Marx was born in Willesden, London. He went to Repton School, and served as a captain in the Royal Army Service Corps during World War II.

As a competition bridge player he was a genuine expert, though not the most pragmatic player. Marx was a modest man and widely loved; indeed, he was one of the few bridge players who never made an enemy. He did not, however, have an equable temperament, and that limited his career as an international player.

Marx was a member of the Harrison-Gray team, and played as Gray's partner to win the European Bridge League championship teams-of-four for Great Britain in 1950, but he turned down the chance to play in the inaugural Bermuda Bowl world championship the same year:

Despite his temperament, Marx won the Gold Cup in 1937 and 1947, and once more in 1971 after Gray's death.
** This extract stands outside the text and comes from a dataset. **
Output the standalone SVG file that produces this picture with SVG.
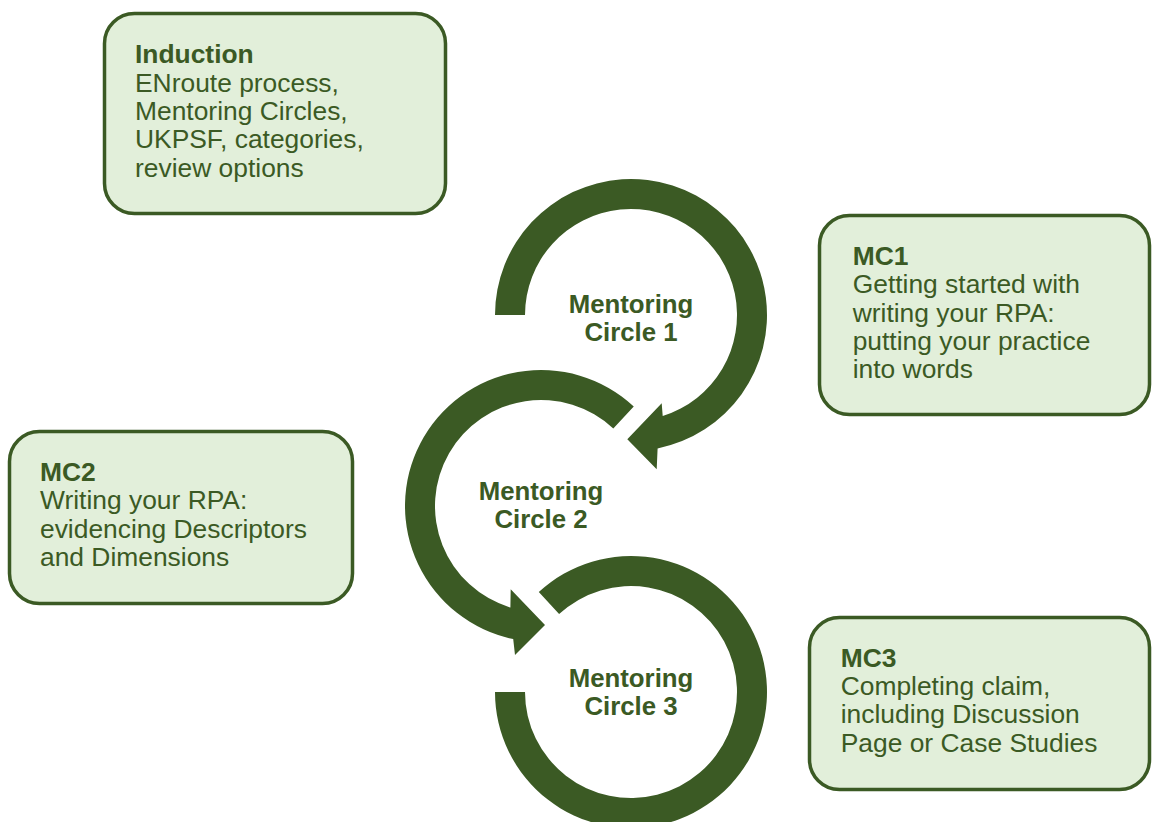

Though he never wrote a bridge book, Jack contributed many articles to bridge magazines, compèred many bidding competitions, and appeared on many bidding panels. He held a variety of administrative positions in bridge organisations, and was a British Bridge League selector for many years. After a stroke in the 1970s he recovered sufficiently to play regularly at the London Duplicate Club, but no longer played in major competitions. In his later years, he was known among players of a younger generation as "The Headmaster", and to the less reverent young players of a still younger generation as "Big Daddy Acol".

Marx died in Haringey, London, in 1991.